Onze novembre 1918, et après ?

Nous avons fêté dans l’euphorie au niveau national mais aussi dans toutes nos communes, le centenaire de l’armistice qui mettait fin à une guerre très meurtrière, dévoreuse d’hommes ainsi que de biens matériels : villes, villages avec leurs monuments, récoltes saccagées, troupeaux décimés. Cette guerre et ses conséquences ont marqué non seulement ceux qui l’ont vécue mais la génération suivante, principalement dans le nord et l’est de la France qui avaient subi dans les zones frontalières l’occupation allemande et payé le plus lourd tribut aux destructions.

Penchons-nous sur « l’après conflit » et la mémoire de cette guerre qui devait être la « der des der ». L’hécatombe fut telle qu’elle n’épargna que bien peu de familles ; en effet, sur une population de 39,6 millions d’habitants, on a dénombré 1,4 million de morts et plus de 4 millions de blessés. Dans le journal de mon grand-père Paul Baratte, maire de son village occupé par les Allemands, je lis « Nous avions deux fils à l’armée. Nous ne les reverrons plus ni l’un ni l’autre. Le seul espoir qui nous soit laissé c’est peut-être de ramener leurs cercueils à Templeuve dans notre sépulture familiale. » Ce fut, à de rares exceptions, le vœu de la plupart des familles endeuillées. S’il était légitime, ce souhait était bien difficile à mettre en place car il fallait à la fois tenir compte des zones de combats surtout avant l’armistice et d’une volonté d’égalité de traitement entre riches et pauvres, entre officiers et simples soldats. D’autre part, chaque victime n’avait pas toujours été identifiée, inhumée individuellement en terrain militaire mais parfois dans des ossuaires. En absence de tout reste humain, on écrivait alors les noms des disparus sur les murs des cimetières. Le complexe problème du retour des corps incombait à l’Etat qui assuma cette lourde responsabilité ; il y eut malgré tout des profiteurs sans scrupule qui exploitèrent la douleur des familles.

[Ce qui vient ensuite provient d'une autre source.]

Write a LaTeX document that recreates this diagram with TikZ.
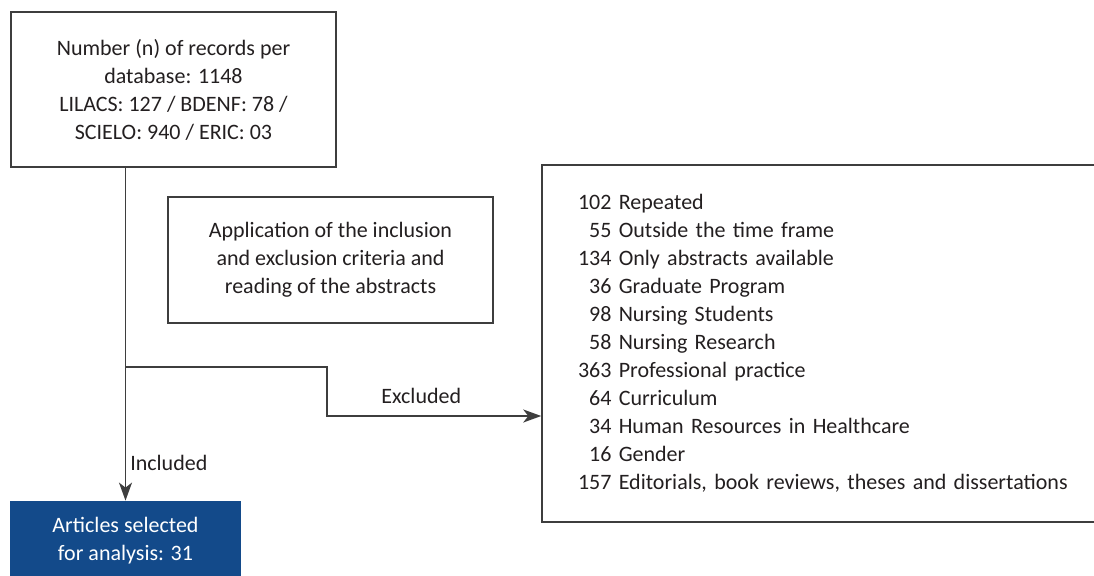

L’Ossuaire de Douaumont, mémorial de la bataille de Verdun, incarne le souci du respect dû aux morts français et allemands, qu’ils aient ou non été identifiés. Rappelons que du 21 février au 19 décembre 1916, 700 000 victimes des deux camps périrent ou furent blessés dans ce secteur dont 130 000 non identifiés !

Par-delà ce souhait légitime de rapatrier les morts dans les caveaux de famille, il y eut aussi le besoin d’honorer publiquement ceux qui avaient donné leur vie pour la patrie et cela non seulement sur les lieux des combats mais aussi dans nombre de bâtiments publics ou privés. Ainsi, des plaques où figuraient les noms des victimes fleurirent dans les mairies, les petites et grandes écoles, les entreprises et dans les églises, où parfois comme à Juziers, elles surmontaient un autel votif. Il fallait aussi que cette « mémoire » s’inscrive visiblement dans chacune de nos communes et, dès 1919, commença l’érection des monuments aux morts. Une loi de 1890 avait confié aux communes la responsabilité d’ériger ces monuments. Très vite après la guerre et souvent initiées par les anciens combattants, ont été organisées des collectes pour ériger ces monuments non pour glorifier les victoires (comme l’Arc de triomphe) mais les victimes (comme le soldat inconnu). Si l’Etat subventionnait et règlementait les projets (loi du 25 octobre 1919), c’est grâce aux aides publiques et privées ; pourtant la France était exsangue, que trente-cinq mille monuments seront érigés sur notre sol.

Prenons Juziers comme exemple d’une implantation de monument aux morts. Il s’agit d’un village de quelques huit cents habitants : le 6 novembre 1919, le conseil municipal tient séance : « … se conformant à la grande majorité des souscripteurs décide que le Monument aux morts sera élevé sur la place de la mairie suivant le plan et le devis proposé par M. Jérome s’élevant à la somme de dix mille francs… ». Douze listes donnent le nom des souscripteurs privés ou associatifs et la somme recueillie : 9.101 francs. Le monument sera finalement érigé sur un terrain adjacent donné à la commune par madame et mademoiselle Couteux dont il porte le nom « square Couteux ». Le monument sera inauguré le 27 mars 1921 par le député et J. Busson-Billault, maire, après une messe de requiem célébrée à l’église, et au cœur d’un village pavoisé avec la participation des associations dont la fanfare.

Chaque année le 11 novembre, le dépôt de gerbe au monument aux morts est précédé d’une célébration au cimetière, au carré des militaires et d’un moment de recueillement devant chaque tombe de soldats. Au square Couteux, s’élève maintenant l’oiseau de la paix, œuvre unique de F. Chabot. Puisse-t-il être plus qu’un augure, une réalité pour aujourd’hui et demain.